→ Set task
Retype only what runs from the first line of the records to the line with "6.46, 8.0, 10.0]", inclusive, and no pictures.
=== Given data ===
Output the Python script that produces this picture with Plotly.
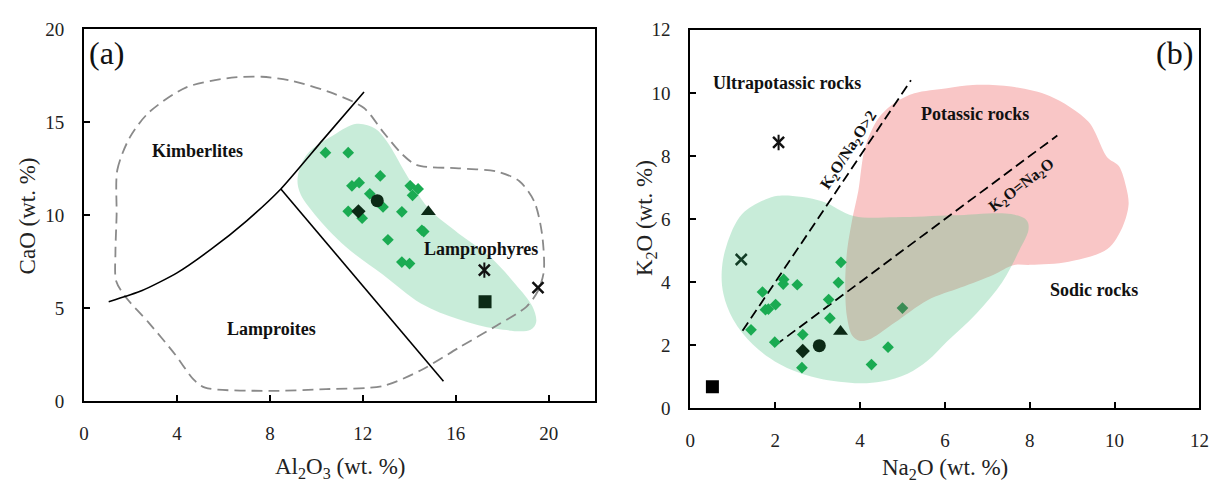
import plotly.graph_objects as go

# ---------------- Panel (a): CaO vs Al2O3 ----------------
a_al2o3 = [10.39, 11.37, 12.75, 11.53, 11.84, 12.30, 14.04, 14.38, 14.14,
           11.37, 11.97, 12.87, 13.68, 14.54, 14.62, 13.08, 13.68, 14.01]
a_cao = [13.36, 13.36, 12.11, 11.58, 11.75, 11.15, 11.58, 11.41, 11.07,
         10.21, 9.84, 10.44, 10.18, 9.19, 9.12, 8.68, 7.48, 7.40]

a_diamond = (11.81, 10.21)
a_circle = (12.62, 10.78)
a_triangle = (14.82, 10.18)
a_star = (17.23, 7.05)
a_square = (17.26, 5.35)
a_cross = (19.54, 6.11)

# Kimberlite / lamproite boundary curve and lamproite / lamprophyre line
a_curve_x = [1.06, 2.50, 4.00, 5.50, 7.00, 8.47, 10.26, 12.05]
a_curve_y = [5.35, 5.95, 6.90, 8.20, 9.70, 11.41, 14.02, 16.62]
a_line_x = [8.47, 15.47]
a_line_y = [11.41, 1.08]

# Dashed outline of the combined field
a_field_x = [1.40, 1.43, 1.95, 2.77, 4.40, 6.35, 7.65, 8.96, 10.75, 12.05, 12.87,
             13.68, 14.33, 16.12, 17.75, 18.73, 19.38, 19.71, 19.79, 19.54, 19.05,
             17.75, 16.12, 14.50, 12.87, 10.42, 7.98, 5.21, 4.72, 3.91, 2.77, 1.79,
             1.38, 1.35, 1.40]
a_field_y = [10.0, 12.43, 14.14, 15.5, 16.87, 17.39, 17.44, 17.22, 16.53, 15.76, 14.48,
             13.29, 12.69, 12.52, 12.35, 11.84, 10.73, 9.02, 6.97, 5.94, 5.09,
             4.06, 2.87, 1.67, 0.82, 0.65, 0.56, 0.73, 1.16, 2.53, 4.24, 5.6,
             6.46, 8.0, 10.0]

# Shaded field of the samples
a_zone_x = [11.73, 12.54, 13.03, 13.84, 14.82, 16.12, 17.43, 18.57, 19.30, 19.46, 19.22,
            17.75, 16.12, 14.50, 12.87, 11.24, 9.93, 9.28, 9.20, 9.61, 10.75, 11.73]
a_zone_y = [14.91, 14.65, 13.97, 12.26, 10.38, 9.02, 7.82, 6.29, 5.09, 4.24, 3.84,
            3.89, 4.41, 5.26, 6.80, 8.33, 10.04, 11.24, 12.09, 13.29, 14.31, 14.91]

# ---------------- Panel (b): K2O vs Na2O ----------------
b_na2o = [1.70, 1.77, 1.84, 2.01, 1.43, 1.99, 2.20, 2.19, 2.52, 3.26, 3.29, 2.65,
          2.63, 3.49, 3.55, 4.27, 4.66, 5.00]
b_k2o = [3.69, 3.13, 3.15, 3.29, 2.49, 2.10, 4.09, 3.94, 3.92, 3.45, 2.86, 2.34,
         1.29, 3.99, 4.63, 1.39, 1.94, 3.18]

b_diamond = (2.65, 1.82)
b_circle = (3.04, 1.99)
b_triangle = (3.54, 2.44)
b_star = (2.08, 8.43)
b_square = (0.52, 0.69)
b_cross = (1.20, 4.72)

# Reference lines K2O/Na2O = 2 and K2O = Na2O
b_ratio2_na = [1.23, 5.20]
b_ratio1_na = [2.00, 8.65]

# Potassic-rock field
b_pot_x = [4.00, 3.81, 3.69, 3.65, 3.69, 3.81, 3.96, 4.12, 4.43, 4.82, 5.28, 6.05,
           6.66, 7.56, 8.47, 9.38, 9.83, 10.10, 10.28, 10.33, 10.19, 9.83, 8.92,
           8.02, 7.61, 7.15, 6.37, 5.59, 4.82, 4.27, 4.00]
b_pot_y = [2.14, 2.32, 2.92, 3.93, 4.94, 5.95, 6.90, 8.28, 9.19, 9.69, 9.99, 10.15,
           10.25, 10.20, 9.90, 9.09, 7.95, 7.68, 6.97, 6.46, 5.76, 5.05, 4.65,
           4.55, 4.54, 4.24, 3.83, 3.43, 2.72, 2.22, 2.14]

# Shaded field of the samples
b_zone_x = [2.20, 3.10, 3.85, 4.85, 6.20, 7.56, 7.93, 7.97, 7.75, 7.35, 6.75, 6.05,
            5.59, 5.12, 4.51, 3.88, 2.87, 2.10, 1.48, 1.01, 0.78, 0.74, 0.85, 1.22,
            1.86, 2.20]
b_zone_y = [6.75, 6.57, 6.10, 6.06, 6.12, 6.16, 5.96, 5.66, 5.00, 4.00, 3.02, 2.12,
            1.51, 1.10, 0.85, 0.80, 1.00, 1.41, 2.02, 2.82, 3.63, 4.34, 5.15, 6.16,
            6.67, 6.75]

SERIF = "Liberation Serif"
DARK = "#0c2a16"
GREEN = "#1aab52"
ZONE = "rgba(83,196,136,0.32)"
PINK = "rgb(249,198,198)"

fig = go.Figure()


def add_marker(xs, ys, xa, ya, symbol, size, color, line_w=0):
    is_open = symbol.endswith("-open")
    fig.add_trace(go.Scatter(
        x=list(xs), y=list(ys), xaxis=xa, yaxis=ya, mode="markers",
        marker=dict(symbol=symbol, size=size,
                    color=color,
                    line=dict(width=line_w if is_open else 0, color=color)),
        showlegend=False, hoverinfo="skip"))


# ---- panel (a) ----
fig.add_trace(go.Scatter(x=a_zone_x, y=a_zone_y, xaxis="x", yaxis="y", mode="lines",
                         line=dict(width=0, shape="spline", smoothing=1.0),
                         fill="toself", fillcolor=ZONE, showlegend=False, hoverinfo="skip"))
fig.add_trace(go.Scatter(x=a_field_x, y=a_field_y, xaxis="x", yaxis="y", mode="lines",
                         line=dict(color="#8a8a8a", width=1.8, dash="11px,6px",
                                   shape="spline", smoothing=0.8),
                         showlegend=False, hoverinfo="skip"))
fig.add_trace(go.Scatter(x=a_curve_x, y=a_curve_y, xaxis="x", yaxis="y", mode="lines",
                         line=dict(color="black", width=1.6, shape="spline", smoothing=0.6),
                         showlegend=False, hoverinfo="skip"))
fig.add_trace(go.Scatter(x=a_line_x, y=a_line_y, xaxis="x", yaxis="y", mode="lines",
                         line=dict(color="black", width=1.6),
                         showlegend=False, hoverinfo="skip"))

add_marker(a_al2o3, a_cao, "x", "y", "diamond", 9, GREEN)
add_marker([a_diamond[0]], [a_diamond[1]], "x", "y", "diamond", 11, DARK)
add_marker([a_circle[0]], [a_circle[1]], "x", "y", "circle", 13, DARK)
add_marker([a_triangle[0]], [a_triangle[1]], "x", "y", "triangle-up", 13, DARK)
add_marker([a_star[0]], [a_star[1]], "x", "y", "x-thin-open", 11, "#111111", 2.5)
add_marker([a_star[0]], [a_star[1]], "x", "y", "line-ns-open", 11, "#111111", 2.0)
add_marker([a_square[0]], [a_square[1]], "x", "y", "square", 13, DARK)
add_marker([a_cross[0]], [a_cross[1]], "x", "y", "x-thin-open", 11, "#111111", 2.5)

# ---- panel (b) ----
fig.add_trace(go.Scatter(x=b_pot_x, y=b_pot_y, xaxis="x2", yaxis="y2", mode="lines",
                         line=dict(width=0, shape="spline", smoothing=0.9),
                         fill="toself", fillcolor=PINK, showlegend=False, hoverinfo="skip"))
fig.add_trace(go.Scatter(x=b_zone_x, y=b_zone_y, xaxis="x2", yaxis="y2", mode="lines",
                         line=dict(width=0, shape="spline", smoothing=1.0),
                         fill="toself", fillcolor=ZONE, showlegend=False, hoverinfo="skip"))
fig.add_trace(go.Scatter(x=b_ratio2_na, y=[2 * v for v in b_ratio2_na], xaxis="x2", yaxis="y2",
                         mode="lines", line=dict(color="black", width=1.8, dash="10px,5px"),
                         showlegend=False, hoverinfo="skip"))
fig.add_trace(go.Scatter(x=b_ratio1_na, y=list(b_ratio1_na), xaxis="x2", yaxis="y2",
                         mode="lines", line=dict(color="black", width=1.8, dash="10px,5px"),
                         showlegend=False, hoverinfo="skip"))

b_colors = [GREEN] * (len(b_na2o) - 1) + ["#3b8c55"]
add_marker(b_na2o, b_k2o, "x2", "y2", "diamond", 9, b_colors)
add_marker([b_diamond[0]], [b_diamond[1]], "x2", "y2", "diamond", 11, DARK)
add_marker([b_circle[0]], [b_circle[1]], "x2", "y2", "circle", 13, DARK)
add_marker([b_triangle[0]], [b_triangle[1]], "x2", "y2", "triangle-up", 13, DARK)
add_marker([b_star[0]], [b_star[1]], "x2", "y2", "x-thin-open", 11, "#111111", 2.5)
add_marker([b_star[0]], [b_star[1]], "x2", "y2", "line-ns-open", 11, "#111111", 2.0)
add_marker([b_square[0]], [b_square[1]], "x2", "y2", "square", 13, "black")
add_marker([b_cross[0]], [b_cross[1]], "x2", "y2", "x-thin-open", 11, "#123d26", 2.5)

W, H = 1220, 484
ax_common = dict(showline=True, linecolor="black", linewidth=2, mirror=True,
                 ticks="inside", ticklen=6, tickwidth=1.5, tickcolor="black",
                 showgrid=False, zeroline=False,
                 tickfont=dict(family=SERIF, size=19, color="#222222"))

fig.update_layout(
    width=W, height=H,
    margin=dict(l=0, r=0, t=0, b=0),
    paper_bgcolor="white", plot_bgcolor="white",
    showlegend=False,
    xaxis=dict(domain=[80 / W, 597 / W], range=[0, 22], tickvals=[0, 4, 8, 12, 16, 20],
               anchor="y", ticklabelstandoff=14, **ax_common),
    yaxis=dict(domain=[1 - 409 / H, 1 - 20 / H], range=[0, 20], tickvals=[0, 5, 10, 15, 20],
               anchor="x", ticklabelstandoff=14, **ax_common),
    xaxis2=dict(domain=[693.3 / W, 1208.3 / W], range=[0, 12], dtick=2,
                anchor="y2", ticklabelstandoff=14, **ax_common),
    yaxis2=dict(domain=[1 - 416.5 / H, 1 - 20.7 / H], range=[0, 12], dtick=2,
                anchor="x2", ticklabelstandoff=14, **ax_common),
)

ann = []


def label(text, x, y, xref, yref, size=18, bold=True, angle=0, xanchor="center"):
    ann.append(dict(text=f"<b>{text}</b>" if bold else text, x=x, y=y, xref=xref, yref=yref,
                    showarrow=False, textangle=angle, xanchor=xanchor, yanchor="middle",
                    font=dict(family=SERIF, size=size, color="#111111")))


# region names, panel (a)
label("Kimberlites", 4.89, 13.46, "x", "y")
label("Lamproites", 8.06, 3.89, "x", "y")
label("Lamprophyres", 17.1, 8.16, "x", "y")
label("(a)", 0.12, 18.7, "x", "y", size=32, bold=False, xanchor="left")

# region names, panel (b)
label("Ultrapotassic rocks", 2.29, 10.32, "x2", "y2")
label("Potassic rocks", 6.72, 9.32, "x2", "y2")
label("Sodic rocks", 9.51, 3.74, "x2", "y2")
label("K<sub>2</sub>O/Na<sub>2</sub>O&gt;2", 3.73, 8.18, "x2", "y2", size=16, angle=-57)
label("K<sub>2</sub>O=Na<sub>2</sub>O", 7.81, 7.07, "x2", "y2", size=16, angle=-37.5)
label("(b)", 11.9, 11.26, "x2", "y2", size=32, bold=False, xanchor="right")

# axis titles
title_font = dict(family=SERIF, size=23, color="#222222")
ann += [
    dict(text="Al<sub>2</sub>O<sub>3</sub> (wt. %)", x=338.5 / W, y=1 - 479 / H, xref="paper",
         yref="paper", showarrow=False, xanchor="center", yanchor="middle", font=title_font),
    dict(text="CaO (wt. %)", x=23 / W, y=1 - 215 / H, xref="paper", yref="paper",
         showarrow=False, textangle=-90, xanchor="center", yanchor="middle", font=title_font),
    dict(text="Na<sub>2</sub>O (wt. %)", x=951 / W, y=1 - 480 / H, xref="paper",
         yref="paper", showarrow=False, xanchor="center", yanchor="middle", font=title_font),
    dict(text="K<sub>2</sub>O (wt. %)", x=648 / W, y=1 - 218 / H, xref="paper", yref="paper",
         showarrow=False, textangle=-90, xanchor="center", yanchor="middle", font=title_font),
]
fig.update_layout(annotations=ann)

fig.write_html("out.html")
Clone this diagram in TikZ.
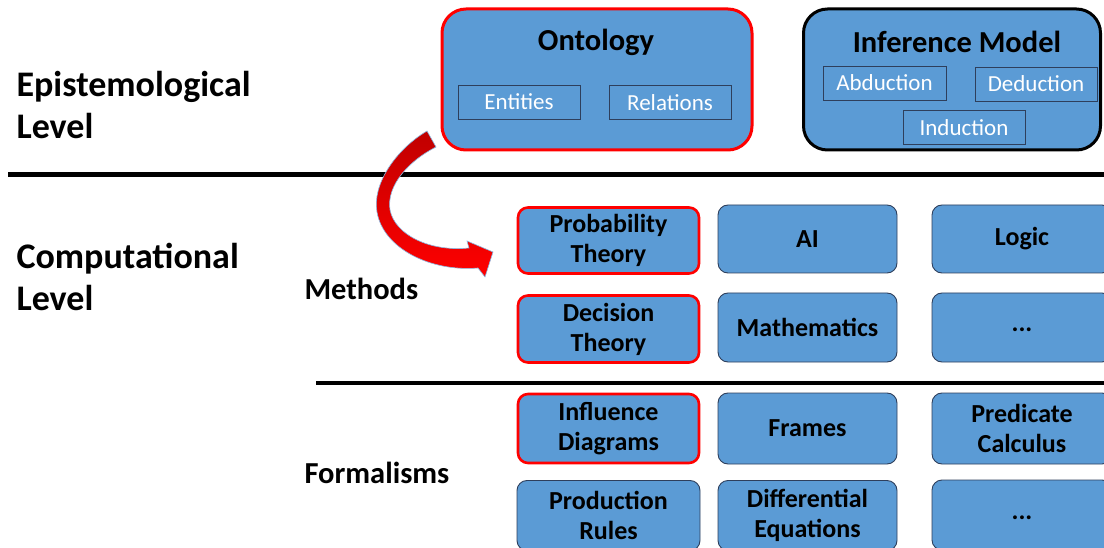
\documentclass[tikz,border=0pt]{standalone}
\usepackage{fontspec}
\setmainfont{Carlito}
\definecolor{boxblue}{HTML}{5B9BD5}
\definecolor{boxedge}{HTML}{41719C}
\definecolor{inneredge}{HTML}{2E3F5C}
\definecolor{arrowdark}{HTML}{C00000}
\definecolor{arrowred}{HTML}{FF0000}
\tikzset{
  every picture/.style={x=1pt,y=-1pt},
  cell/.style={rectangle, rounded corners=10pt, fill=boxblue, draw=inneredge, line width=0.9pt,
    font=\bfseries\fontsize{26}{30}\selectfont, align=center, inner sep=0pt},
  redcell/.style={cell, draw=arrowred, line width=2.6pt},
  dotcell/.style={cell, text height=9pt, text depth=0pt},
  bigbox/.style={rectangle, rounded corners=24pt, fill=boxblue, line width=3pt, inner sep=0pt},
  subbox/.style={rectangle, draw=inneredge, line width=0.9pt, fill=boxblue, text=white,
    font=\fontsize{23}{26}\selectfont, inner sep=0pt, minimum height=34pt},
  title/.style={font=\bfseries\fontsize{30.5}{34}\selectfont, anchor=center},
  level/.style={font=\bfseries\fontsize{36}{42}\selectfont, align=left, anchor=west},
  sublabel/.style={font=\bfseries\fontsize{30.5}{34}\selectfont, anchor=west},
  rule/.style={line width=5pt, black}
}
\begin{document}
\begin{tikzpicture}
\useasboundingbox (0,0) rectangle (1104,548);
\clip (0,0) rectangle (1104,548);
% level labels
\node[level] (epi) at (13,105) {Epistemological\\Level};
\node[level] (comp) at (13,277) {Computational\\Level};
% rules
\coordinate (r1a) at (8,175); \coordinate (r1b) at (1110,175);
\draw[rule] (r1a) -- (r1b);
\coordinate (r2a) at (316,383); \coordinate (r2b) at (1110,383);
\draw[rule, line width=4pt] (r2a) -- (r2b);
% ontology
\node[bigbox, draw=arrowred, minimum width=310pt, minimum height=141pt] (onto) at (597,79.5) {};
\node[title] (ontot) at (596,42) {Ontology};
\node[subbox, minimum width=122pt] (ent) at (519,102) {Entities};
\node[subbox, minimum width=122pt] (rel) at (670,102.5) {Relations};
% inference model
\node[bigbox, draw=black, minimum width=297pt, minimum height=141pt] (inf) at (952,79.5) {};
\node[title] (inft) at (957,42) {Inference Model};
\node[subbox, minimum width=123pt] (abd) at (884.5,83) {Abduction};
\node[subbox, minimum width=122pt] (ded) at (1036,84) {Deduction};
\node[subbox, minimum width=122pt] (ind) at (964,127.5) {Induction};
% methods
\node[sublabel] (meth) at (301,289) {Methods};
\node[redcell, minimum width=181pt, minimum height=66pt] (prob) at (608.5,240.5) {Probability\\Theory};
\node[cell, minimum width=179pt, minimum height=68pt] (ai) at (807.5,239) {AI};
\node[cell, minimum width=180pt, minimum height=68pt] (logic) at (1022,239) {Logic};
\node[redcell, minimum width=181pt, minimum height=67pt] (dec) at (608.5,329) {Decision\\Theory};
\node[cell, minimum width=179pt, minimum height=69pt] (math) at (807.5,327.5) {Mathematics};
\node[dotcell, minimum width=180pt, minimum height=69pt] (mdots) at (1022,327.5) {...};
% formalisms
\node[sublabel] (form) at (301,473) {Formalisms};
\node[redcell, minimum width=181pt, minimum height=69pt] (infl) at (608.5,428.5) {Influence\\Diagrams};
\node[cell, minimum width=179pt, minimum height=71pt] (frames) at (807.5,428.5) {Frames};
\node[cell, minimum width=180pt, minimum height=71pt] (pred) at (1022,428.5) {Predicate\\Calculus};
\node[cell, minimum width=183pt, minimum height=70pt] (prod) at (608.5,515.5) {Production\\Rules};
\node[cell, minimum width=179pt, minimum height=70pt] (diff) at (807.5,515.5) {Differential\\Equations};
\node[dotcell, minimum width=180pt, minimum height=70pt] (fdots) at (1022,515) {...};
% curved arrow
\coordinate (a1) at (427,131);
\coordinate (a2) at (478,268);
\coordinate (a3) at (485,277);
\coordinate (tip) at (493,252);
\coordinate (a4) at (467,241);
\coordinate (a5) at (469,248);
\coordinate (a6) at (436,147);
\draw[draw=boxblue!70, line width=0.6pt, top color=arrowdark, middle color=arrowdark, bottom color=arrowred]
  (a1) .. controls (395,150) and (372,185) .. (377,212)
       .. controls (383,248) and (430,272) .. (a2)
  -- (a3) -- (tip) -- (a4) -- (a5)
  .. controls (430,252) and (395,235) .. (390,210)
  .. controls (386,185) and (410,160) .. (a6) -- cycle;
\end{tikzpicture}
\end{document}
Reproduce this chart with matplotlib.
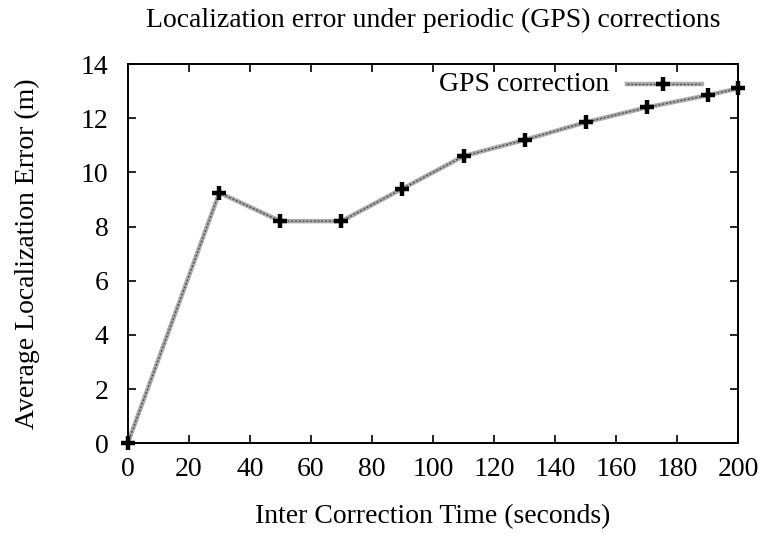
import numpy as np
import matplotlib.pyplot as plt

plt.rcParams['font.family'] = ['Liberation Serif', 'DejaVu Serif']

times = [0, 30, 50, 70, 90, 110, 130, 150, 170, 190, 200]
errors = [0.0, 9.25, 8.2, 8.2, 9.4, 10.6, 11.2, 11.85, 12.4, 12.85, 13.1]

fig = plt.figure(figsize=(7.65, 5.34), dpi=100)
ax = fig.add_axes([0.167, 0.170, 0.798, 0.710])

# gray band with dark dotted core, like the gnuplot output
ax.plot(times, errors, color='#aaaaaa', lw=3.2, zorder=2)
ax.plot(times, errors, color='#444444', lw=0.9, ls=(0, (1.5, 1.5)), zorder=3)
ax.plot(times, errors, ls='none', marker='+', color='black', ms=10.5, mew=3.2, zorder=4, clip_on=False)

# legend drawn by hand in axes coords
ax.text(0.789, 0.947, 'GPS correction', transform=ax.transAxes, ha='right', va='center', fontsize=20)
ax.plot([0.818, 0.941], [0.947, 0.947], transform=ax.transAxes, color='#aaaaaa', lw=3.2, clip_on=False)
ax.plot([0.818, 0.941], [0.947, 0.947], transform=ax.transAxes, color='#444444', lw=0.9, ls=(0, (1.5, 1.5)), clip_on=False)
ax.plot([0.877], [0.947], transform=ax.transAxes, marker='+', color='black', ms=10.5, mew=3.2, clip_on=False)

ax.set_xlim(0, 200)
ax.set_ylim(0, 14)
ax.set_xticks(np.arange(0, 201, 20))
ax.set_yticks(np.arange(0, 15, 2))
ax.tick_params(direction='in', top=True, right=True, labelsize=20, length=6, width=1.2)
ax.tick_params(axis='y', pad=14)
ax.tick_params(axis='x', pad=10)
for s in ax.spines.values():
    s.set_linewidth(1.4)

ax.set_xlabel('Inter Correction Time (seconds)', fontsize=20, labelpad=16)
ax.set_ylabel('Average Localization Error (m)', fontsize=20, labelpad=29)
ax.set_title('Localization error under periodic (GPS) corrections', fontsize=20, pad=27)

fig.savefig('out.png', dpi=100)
===
→ Result of this exercise
Output the Python script that produces this picture with Plotly.
import plotly.graph_objects as go

# ---------------- Panel (a): CaO vs Al2O3 ----------------
a_al2o3 = [10.39, 11.37, 12.75, 11.53, 11.84, 12.30, 14.04, 14.38, 14.14,
           11.37, 11.97, 12.87, 13.68, 14.54, 14.62, 13.08, 13.68, 14.01]
a_cao = [13.36, 13.36, 12.11, 11.58, 11.75, 11.15, 11.58, 11.41, 11.07,
         10.21, 9.84, 10.44, 10.18, 9.19, 9.12, 8.68, 7.48, 7.40]

a_diamond = (11.81, 10.21)
a_circle = (12.62, 10.78)
a_triangle = (14.82, 10.18)
a_star = (17.23, 7.05)
a_square = (17.26, 5.35)
a_cross = (19.54, 6.11)

# Kimberlite / lamproite boundary curve and lamproite / lamprophyre line
a_curve_x = [1.06, 2.50, 4.00, 5.50, 7.00, 8.47, 10.26, 12.05]
a_curve_y = [5.35, 5.95, 6.90, 8.20, 9.70, 11.41, 14.02, 16.62]
a_line_x = [8.47, 15.47]
a_line_y = [11.41, 1.08]

# Dashed outline of the combined field
a_field_x = [1.40, 1.43, 1.95, 2.77, 4.40, 6.35, 7.65, 8.96, 10.75, 12.05, 12.87,
             13.68, 14.33, 16.12, 17.75, 18.73, 19.38, 19.71, 19.79, 19.54, 19.05,
             17.75, 16.12, 14.50, 12.87, 10.42, 7.98, 5.21, 4.72, 3.91, 2.77, 1.79,
             1.38, 1.35, 1.40]
a_field_y = [10.0, 12.43, 14.14, 15.5, 16.87, 17.39, 17.44, 17.22, 16.53, 15.76, 14.48,
             13.29, 12.69, 12.52, 12.35, 11.84, 10.73, 9.02, 6.97, 5.94, 5.09,
             4.06, 2.87, 1.67, 0.82, 0.65, 0.56, 0.73, 1.16, 2.53, 4.24, 5.6,
             6.46, 8.0, 10.0]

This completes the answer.